11/22/2011 04:42 pm ET Updated Dec 06, 2017

Penn State, Citadel in SC, Syracuse Univ.: The Emperor's New Clothes, 2011 Edition?

Now, it's Syracuse University coming under fire for allegedly failing to act on reports of suspected abuse by a coach (Bernie Fine).

A few days ago, it was The Citadel in South Carolina facing the same criticism.

Before that, of course, was the horrific Penn State abuse and cover up scandal.

Why is it apparently so hard for respected institutions to move quickly and responsibly when a trusted teacher, coach or cleric is accused of molesting a child?

As someone who spent years being violated in a Catholic orphanage, I approach this question with horrific firsthand knowledge. And as someone who has devoted years to recovery, I also approach it with a bit of distance, being far less haunted these days by the psychological trauma I was forced to endure at such a young and vulnerable age.

Here are four factors that contribute, I believe, to organizations and institutions trying to hide, not confront, abuse allegations.

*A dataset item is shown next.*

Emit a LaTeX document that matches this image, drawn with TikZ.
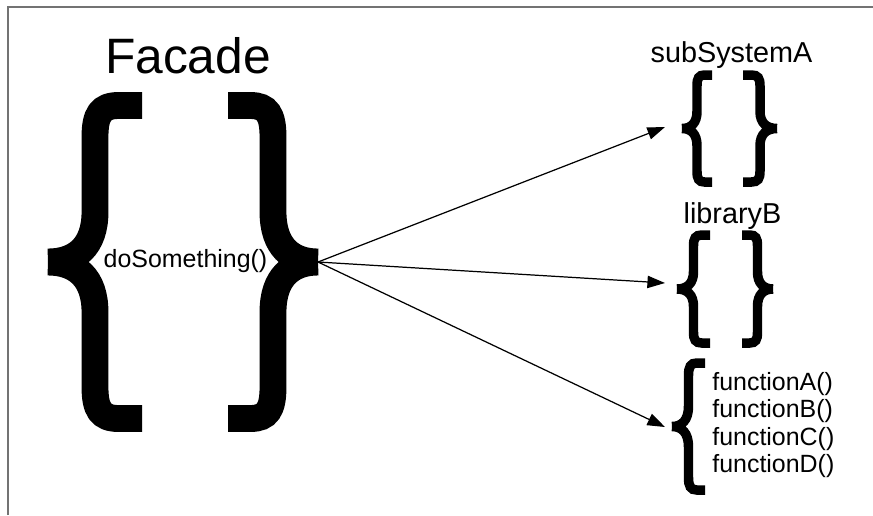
\documentclass[tikz,border=0pt]{standalone}
\usepackage{fontspec}
\setmainfont{Liberation Sans}
\usepackage{tikz}
\usetikzlibrary{arrows.meta}
\tikzset{
  curly/.pic={
    \draw[line cap=butt] (1,-1) -- (0.75,-1) .. controls (0.56,-1) and (0.5,-0.94) .. (0.5,-0.8)
      -- (0.5,-0.32) .. controls (0.5,-0.1) and (0.3,0) .. (0,0)
      (0,0) .. controls (0.3,0) and (0.5,0.1) .. (0.5,0.32)
      -- (0.5,0.8) .. controls (0.5,0.94) and (0.56,1) .. (0.75,1) -- (1,1);
  },
  bigbrace/.style={line width=15.3pt},
  smallbrace/.style={line width=5.4pt},
  link/.style={line width=0.7pt, -{Triangle[length=10pt,width=7pt]}},
  title/.style={inner sep=0, anchor=base, font=\fontsize{28.3}{32}\selectfont},
  lbl/.style={inner sep=0, anchor=base, font=\fontsize{16.4}{19}\selectfont},
  code/.style={inner sep=0, font=\fontsize{14.2}{16}\selectfont}
}

\begin{document}
\begin{tikzpicture}[x=0.02cm, y=-0.02cm]
\useasboundingbox (0,0) rectangle (873,515);
\draw[line width=1.2pt, black!55] (8,515) -- (8,7) -- (873,7);

\node[title] (facade) at (188,73) {Facade};
\pic[bigbrace, xscale=94, yscale=156.5] at (48,262) {curly};
\pic[bigbrace, xscale=-90, yscale=156.5] at (318,262) {curly};
\node[code, anchor=base] (call) at (185.5,267) {doSomething()};
\coordinate (hub) at (318,262);

\node[lbl] (subA) at (731.5,62) {subSystemA};
\pic[smallbrace, xscale=30, yscale=53.5] at (682,128.5) {curly};
\pic[smallbrace, xscale=-34, yscale=53.5] at (777,128.5) {curly};
\coordinate (toA) at (665,127);

\node[lbl] (libB) at (732.5,223) {libraryB};
\pic[smallbrace, xscale=33, yscale=54] at (677,289) {curly};
\pic[smallbrace, xscale=-31, yscale=54] at (773,289) {curly};
\coordinate (toB) at (665,283);

\pic[smallbrace, xscale=33, yscale=63.5] at (672,426.5) {curly};
\foreach \f/\y in {A/390,B/417.5,C/445,D/472.5} {
  \node[code, anchor=base west] (fn\f) at (712,\y) {function\f()};
}
\coordinate (toC) at (665,427);

\draw[link] (hub) -- (toA);
\draw[link] (hub) -- (toB);
\draw[link] (hub) -- (toC);
\end{tikzpicture}
\end{document}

1. An obsession with image
2. An 'idolatry' of high-performing individuals
3. A culture of superiority (both Penn state & Catholic hierarchy consciously cultivate a sense that "we're better than the rest) that may help attract students, staff and adherents. But it's not healthy, especially in child sex cases.
4. Risk of losing funding from government, charities and other sources

Additionally, when I see a problem, my nature is to seek a solution. I asked David Clohessy of SNAP (The Survivors Network for those Abused by Priests) what steps should be implemented to protect vulnerable children. He said, "The first step is a short term, legislative move: reforming or repealing predator-friendly laws that make it very hard for victims to expose predators in court, both civil and criminal. Step two would be a long term educational effort: child molesters aren't obvious social creeps who are easily detected, but the charming, charismatic people we know and love and seem so normal."

But, it's hard to offer solutions when we fear authority. At its core, I think fear is a real quandary for society. All we have at the moment is exposure of crimes and a salute to the victims, the brave ones who courageously stand up to these bullying organizations and institutions.

Maybe that is the solution. Maybe we can follow the example of these individuals who refuse to be silenced, who instead point the finger despite the fear of being disbelieved or the threat of losing their job. These bold souls are teaching us how to be brave. The least we can do is be a voice with theirs.